Bytes Received/sec is the rate at which bytes are received over each network adapter, including framing characters. Network Interface\\Bytes Received/sec is a subset of Network Interface\\Bytes Total/sec.
Bytes Sent/sec is the rate at which bytes are sent over each each network adapter, including framing characters. Network Interface\\Bytes Sent/sec is a subset of Network Interface\\Bytes Total/sec.
Output Queue Length is the length of the output packet queue (in packets). If this is longer than two, there are delays and the bottleneck should be found and eliminated, if possible.
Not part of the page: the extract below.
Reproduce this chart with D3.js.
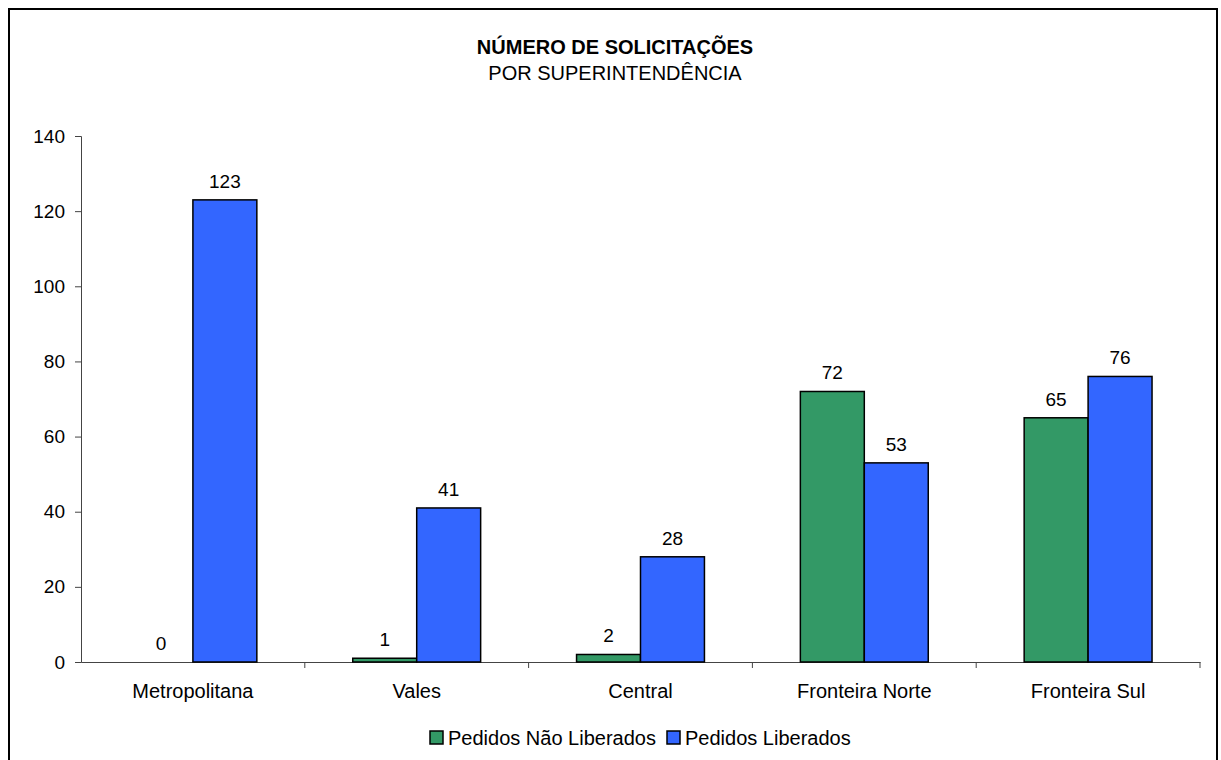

Since the requests are queued by the Network Driver Interface Specification (NDIS) in this implementation, this will always be 0.
Packets Outbound Errors is the number of outbound packets that could not be transmitted because of errors.
Packets Received Errors is the number of inbound packets that contained errors preventing them from being deliverable to a higher-layer protocol.
Packets Received/sec is the rate at which packets are received on the network interface.
Packets Sent/sec is the rate at which packets are sent on the network interface.

Other System Monitoring Options

In addition to the system monitoring utilities described in the above sections that are target specific resource monitoring, there are also other system utilities that can be used to monitor a variety of system resources.

On Solaris and Unix systems, the sar utility is useful for monitoring system activity, including system buffer transfer activity, cache hit ratios, system calls, and device activity.

The Windows Performance Monitor includes performance objects such as the Object, Process, Server, System, and Thread objects that can be used to monitor system resource usage in specific ways. Also, the Windows Task Manager can be used to monitor system resource usage.